Aside from supporting NGOs, LGBT+ organisations and being clever about how the UK presents itself to countries with poor LGBT+ rights records, the UK seriously needs to sort out asylum for LGBT+ people. The following quotes are taken from members working at the UK Border Agency considering asylum status, and asylum seekers found in Stonewall’s 2010 UKBA report ‘No going back’ (peoples’ full names are not given presumably to protect their identity). Staff have admitted they do not receive thorough training for LGBT+ cases, which becomes clear by their testimonies.
People are pressured into having sex to prove their sexuality. The following comments refer to the activity of people seeking asylum who have already managed to get to the UK, “presumably coming to London would give you the chance to go to Soho or Heaven and enjoy the kind of lifestyle and bars and opportunities that that presents.” – UKBA Worker
“A person cannot be gay in a country for five years and not go out to a gay pub or have a gay relationship…” – UKBA Worker
The expectation to have sex to receive asylum is explicit and the results made manifest:
“I feel the Home Office is forcing people to have sex when they’re not ready. I was just sixteen but I had to force myself to prove and to save myself. I had no choice. The pressure was too much.” – Asylum seeker
“You want to forget about your past but then you have to try and think of everything again to explain what you’ve been through. They ask you, what are your reasons? Tell them the date, the time, everything – but it’s buried…they say you’re telling lies but that’s not what you’re doing.” – Asylum seeker
Stonewall claims the information the UKBA has on LGBT+ rights abroad is not regularly updated and therefore unrepresentative. This is particularly a problem for lesbians, also pointed out by a UKBA worker, who stated people are rejected because there is nothing explicitly outlawing sexual activity despite widespread queerphobia in their country, sometimes even corrective rape.
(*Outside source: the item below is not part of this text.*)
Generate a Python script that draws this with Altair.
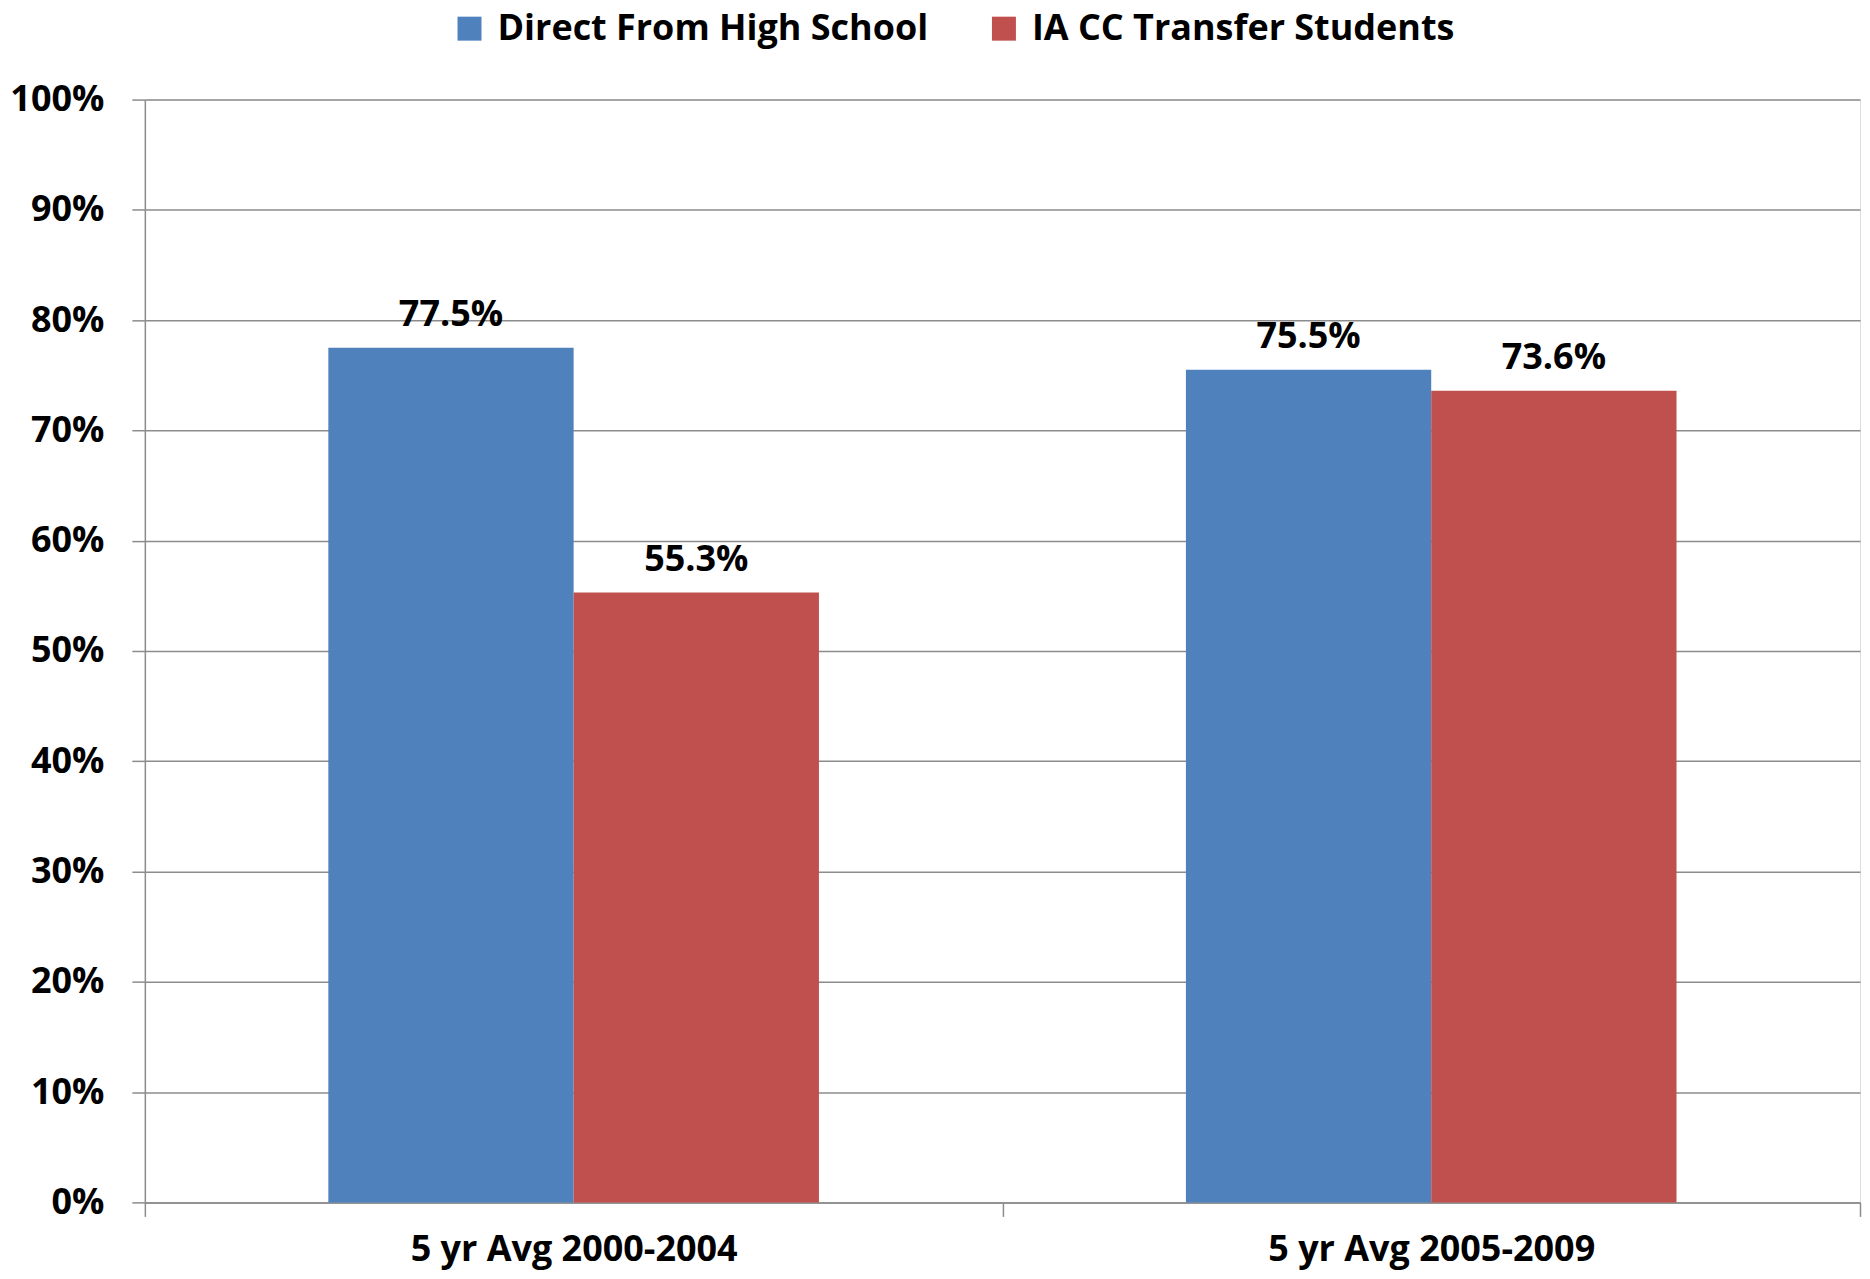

A widely publicised example is found in South Africa, where same-sex marriage has been legal since 2006 but corrective rape is notoriously rife. According to nonprofit organisation Luleki Sizwe approximately 10 lesbians are corrective raped or gang-raped per week. Equally, on paper South Africa condemns discrimination against transgender people and transitioning is legal, however transgender people are subject to abuse in a country with rigid gender boundaries.
Although the laws within the UK protecting LGBT+ are some of the best found in the world, there is clearly a lot of work needed to be done for LGBT+ people abroad and also foreign LGBT+ entering the UK. The good news is that not appearing as a colonial giant and reforming the UKBA might not be too hard (the latter of which the government has promised to do, however unfairly treated cases are still widespread), the bad news being that change abroad may be without immediate result. However, at least it will actually lead to change instead of fanning the flames of queerphobia.